## WHAT YOU WILL DO:
Starting from the top of the material, restate each line exactly until the line that contains "plt.rcParams['font.family'] = ['Liberation", which is also copied. Pictures are excluded.

## PROVIDED DATA:

+--

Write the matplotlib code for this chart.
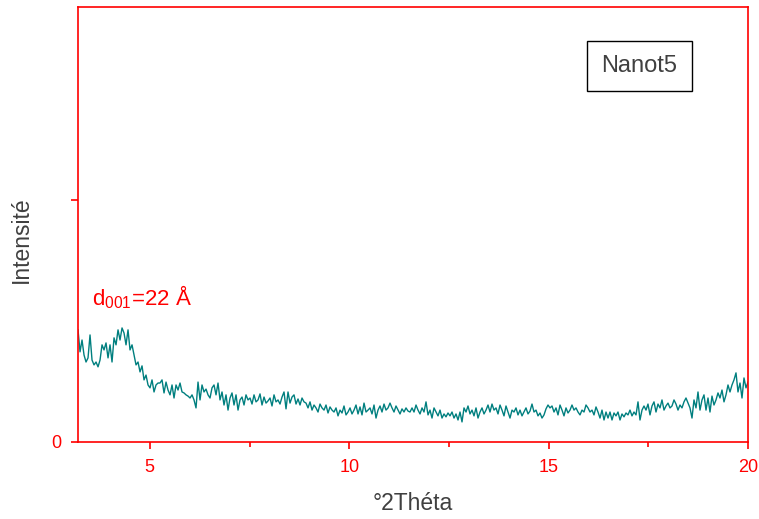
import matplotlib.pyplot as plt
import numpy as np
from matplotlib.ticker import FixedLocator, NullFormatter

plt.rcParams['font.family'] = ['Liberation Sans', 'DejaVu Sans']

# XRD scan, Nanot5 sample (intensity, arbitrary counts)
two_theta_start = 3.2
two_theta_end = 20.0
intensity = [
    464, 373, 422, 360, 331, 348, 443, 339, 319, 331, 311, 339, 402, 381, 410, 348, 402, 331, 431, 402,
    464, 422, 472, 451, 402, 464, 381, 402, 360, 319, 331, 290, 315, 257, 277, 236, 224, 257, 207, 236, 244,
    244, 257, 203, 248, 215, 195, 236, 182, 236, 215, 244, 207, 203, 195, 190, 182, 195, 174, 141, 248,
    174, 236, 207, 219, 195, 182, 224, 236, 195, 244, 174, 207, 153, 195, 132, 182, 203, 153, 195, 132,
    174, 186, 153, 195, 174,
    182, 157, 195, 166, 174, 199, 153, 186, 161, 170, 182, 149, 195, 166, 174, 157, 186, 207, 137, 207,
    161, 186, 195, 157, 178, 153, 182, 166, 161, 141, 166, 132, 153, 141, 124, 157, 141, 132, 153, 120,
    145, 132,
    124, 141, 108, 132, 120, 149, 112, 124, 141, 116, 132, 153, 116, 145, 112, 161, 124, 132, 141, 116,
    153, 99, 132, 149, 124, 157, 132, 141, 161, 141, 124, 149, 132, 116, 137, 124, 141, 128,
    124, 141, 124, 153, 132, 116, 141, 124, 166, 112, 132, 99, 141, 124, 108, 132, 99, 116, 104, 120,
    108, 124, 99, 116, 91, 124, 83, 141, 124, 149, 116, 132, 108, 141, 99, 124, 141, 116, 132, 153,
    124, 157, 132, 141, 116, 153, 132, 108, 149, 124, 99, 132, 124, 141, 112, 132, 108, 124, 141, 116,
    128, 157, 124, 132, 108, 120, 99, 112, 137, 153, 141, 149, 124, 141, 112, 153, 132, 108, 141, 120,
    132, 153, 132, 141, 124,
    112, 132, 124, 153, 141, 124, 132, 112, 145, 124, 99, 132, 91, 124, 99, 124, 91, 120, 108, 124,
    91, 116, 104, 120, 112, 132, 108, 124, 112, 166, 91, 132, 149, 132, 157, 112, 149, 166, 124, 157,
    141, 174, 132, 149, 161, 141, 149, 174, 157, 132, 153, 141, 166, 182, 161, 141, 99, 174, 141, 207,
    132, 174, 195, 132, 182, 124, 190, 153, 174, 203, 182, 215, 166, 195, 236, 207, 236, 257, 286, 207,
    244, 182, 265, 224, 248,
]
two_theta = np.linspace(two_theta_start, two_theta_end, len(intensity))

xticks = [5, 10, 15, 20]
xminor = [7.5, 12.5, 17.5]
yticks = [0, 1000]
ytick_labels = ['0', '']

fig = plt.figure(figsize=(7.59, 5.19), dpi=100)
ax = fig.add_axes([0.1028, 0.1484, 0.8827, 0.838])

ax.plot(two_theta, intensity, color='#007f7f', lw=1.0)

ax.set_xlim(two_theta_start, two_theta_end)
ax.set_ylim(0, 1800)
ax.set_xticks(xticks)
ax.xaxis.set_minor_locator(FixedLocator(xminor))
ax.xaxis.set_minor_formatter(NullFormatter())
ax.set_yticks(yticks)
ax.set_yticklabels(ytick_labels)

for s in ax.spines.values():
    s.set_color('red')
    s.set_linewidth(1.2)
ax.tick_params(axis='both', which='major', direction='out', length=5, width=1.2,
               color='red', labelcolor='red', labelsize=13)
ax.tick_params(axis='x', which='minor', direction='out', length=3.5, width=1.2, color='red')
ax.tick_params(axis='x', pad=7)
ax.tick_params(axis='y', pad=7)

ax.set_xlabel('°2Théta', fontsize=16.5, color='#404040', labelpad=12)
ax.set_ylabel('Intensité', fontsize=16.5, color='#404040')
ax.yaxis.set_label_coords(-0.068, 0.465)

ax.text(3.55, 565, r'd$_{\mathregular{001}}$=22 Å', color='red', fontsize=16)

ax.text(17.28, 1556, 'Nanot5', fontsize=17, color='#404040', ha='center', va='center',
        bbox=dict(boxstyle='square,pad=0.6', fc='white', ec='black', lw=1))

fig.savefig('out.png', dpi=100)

+--

## THE RESPONSE:
Write the matplotlib code for this chart.
import matplotlib.pyplot as plt
import numpy as np
from matplotlib.ticker import FixedLocator, NullFormatter

plt.rcParams['font.family'] = ['Liberation Sans', 'DejaVu Sans']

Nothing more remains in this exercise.